=== PROVIDED RECORDS ===

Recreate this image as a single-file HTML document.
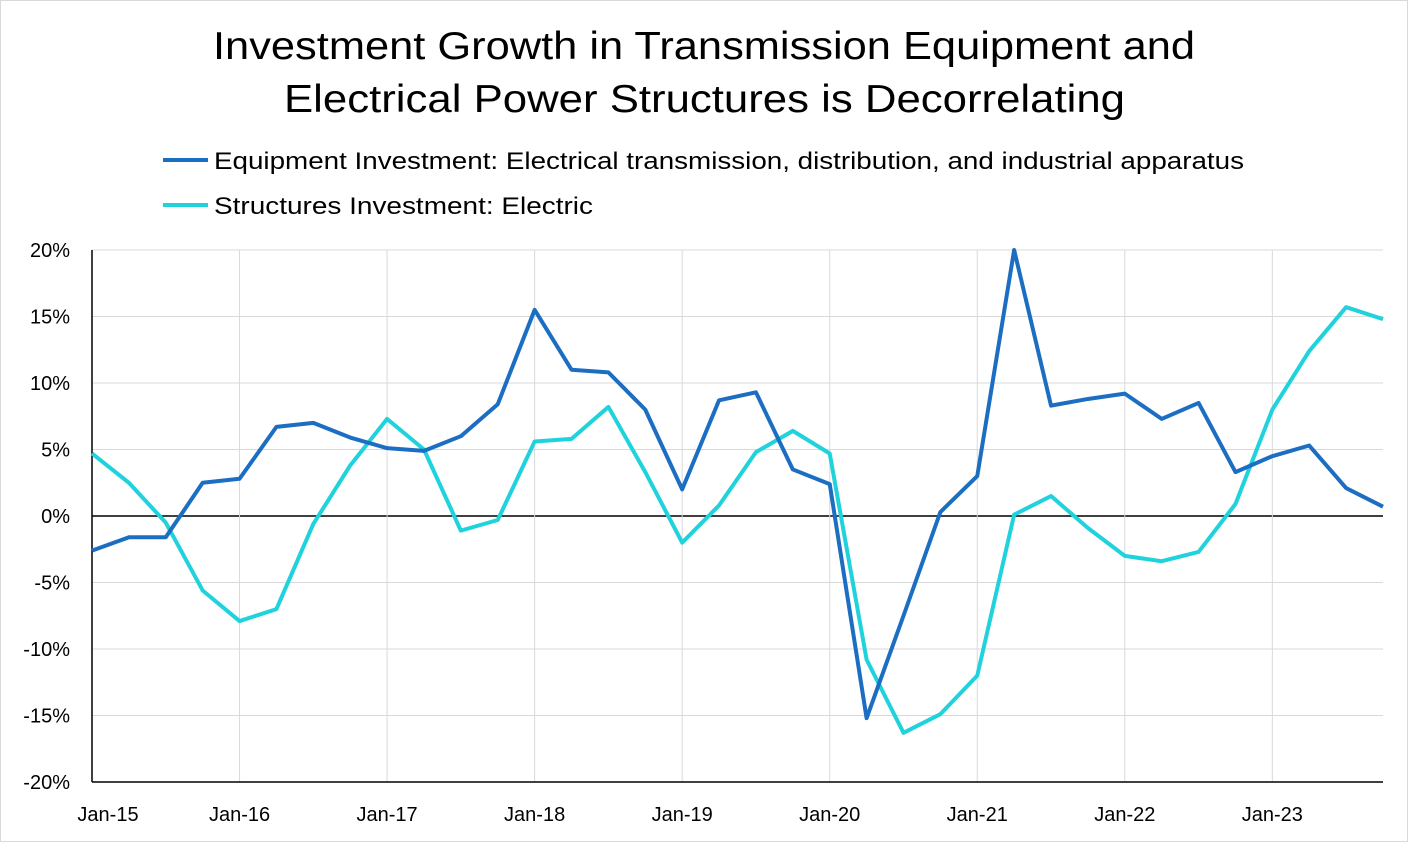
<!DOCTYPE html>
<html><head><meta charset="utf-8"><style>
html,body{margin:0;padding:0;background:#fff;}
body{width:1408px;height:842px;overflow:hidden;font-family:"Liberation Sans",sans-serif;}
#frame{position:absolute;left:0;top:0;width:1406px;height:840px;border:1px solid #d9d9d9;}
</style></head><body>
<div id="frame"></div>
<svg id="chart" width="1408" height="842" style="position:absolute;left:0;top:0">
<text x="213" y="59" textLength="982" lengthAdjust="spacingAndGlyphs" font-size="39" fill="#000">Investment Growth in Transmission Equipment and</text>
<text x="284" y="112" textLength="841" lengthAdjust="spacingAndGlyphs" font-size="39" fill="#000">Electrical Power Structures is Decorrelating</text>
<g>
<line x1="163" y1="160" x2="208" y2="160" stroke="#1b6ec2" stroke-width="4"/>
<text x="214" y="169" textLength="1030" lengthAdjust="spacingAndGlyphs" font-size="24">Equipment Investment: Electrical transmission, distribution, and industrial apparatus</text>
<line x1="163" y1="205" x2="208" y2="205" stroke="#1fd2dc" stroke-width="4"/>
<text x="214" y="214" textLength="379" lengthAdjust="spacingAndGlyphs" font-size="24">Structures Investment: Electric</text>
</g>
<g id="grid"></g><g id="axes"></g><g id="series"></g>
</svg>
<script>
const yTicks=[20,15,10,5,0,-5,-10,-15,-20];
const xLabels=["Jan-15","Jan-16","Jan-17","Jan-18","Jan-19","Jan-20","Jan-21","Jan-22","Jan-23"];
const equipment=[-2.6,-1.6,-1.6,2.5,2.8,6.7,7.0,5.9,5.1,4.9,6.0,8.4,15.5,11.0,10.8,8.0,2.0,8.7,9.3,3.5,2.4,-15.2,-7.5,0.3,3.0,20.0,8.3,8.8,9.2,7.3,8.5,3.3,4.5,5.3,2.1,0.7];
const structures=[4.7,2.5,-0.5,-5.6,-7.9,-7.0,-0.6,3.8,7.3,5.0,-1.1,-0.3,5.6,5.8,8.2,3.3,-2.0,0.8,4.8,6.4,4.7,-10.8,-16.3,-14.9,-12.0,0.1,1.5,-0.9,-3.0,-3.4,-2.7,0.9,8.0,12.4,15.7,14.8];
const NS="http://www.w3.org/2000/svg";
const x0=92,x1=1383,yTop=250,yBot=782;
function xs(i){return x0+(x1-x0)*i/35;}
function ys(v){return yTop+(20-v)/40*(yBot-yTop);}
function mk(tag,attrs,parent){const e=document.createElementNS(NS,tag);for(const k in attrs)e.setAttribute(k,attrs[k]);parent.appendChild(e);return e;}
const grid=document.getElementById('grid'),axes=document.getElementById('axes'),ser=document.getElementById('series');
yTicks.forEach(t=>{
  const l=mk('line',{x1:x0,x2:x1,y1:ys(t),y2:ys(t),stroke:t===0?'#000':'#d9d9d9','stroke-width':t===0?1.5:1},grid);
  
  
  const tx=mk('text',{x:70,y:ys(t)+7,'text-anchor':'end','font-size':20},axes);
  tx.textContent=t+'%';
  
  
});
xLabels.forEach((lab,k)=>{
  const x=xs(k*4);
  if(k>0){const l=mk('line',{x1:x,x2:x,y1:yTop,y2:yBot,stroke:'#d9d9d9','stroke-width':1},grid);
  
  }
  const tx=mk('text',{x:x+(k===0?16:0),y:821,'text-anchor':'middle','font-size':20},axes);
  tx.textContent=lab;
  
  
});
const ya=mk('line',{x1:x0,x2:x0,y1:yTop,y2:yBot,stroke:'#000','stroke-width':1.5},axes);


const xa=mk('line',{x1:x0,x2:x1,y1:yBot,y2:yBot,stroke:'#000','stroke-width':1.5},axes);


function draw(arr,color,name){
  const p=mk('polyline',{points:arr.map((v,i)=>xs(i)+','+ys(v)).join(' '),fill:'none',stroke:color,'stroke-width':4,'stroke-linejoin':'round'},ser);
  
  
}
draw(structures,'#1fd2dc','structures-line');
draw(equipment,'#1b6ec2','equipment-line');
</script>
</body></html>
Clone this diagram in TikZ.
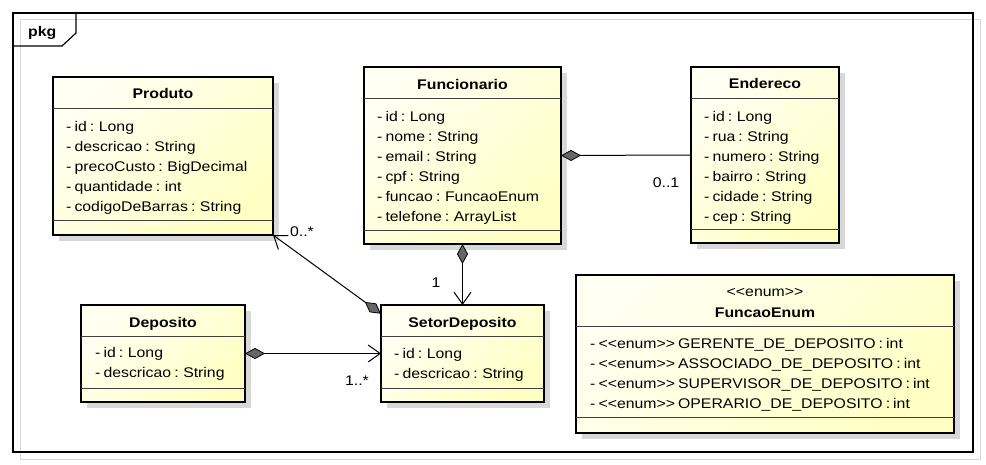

===

* JOB:
Transcribe the records above exactly as they appear, leaving out any pictures.

* COMPLETE OUTPUT:
Recreate this image as a single-file HTML document.
<!DOCTYPE html>
<html><head><meta charset="utf-8"><style>
html,body{margin:0;padding:0;background:#fff;}
body{width:1408px;height:842px;overflow:hidden;font-family:"Liberation Sans",sans-serif;}
#frame{position:absolute;left:0;top:0;width:1406px;height:840px;border:1px solid #d9d9d9;}
</style></head><body>
<div id="frame"></div>
<svg id="chart" width="1408" height="842" style="position:absolute;left:0;top:0">
<text x="213" y="59" textLength="982" lengthAdjust="spacingAndGlyphs" font-size="39" fill="#000">Investment Growth in Transmission Equipment and</text>
<text x="284" y="112" textLength="841" lengthAdjust="spacingAndGlyphs" font-size="39" fill="#000">Electrical Power Structures is Decorrelating</text>
<g>
<line x1="163" y1="160" x2="208" y2="160" stroke="#1b6ec2" stroke-width="4"/>
<text x="214" y="169" textLength="1030" lengthAdjust="spacingAndGlyphs" font-size="24">Equipment Investment: Electrical transmission, distribution, and industrial apparatus</text>
<line x1="163" y1="205" x2="208" y2="205" stroke="#1fd2dc" stroke-width="4"/>
<text x="214" y="214" textLength="379" lengthAdjust="spacingAndGlyphs" font-size="24">Structures Investment: Electric</text>
</g>
<g id="grid"></g><g id="axes"></g><g id="series"></g>
</svg>
<script>
const yTicks=[20,15,10,5,0,-5,-10,-15,-20];
const xLabels=["Jan-15","Jan-16","Jan-17","Jan-18","Jan-19","Jan-20","Jan-21","Jan-22","Jan-23"];
const equipment=[-2.6,-1.6,-1.6,2.5,2.8,6.7,7.0,5.9,5.1,4.9,6.0,8.4,15.5,11.0,10.8,8.0,2.0,8.7,9.3,3.5,2.4,-15.2,-7.5,0.3,3.0,20.0,8.3,8.8,9.2,7.3,8.5,3.3,4.5,5.3,2.1,0.7];
const structures=[4.7,2.5,-0.5,-5.6,-7.9,-7.0,-0.6,3.8,7.3,5.0,-1.1,-0.3,5.6,5.8,8.2,3.3,-2.0,0.8,4.8,6.4,4.7,-10.8,-16.3,-14.9,-12.0,0.1,1.5,-0.9,-3.0,-3.4,-2.7,0.9,8.0,12.4,15.7,14.8];
const NS="http://www.w3.org/2000/svg";
const x0=92,x1=1383,yTop=250,yBot=782;
function xs(i){return x0+(x1-x0)*i/35;}
function ys(v){return yTop+(20-v)/40*(yBot-yTop);}
function mk(tag,attrs,parent){const e=document.createElementNS(NS,tag);for(const k in attrs)e.setAttribute(k,attrs[k]);parent.appendChild(e);return e;}
const grid=document.getElementById('grid'),axes=document.getElementById('axes'),ser=document.getElementById('series');
yTicks.forEach(t=>{
  const l=mk('line',{x1:x0,x2:x1,y1:ys(t),y2:ys(t),stroke:t===0?'#000':'#d9d9d9','stroke-width':t===0?1.5:1},grid);
  
  
  const tx=mk('text',{x:70,y:ys(t)+7,'text-anchor':'end','font-size':20},axes);
  tx.textContent=t+'%';
  
  
});
xLabels.forEach((lab,k)=>{
  const x=xs(k*4);
  if(k>0){const l=mk('line',{x1:x,x2:x,y1:yTop,y2:yBot,stroke:'#d9d9d9','stroke-width':1},grid);
  
  }
  const tx=mk('text',{x:x+(k===0?16:0),y:821,'text-anchor':'middle','font-size':20},axes);
  tx.textContent=lab;
  
  
});
const ya=mk('line',{x1:x0,x2:x0,y1:yTop,y2:yBot,stroke:'#000','stroke-width':1.5},axes);


const xa=mk('line',{x1:x0,x2:x1,y1:yBot,y2:yBot,stroke:'#000','stroke-width':1.5},axes);


function draw(arr,color,name){
  const p=mk('polyline',{points:arr.map((v,i)=>xs(i)+','+ys(v)).join(' '),fill:'none',stroke:color,'stroke-width':4,'stroke-linejoin':'round'},ser);
  
  
}
draw(structures,'#1fd2dc','structures-line');
draw(equipment,'#1b6ec2','equipment-line');
</script>
</body></html>
Clone this diagram in TikZ.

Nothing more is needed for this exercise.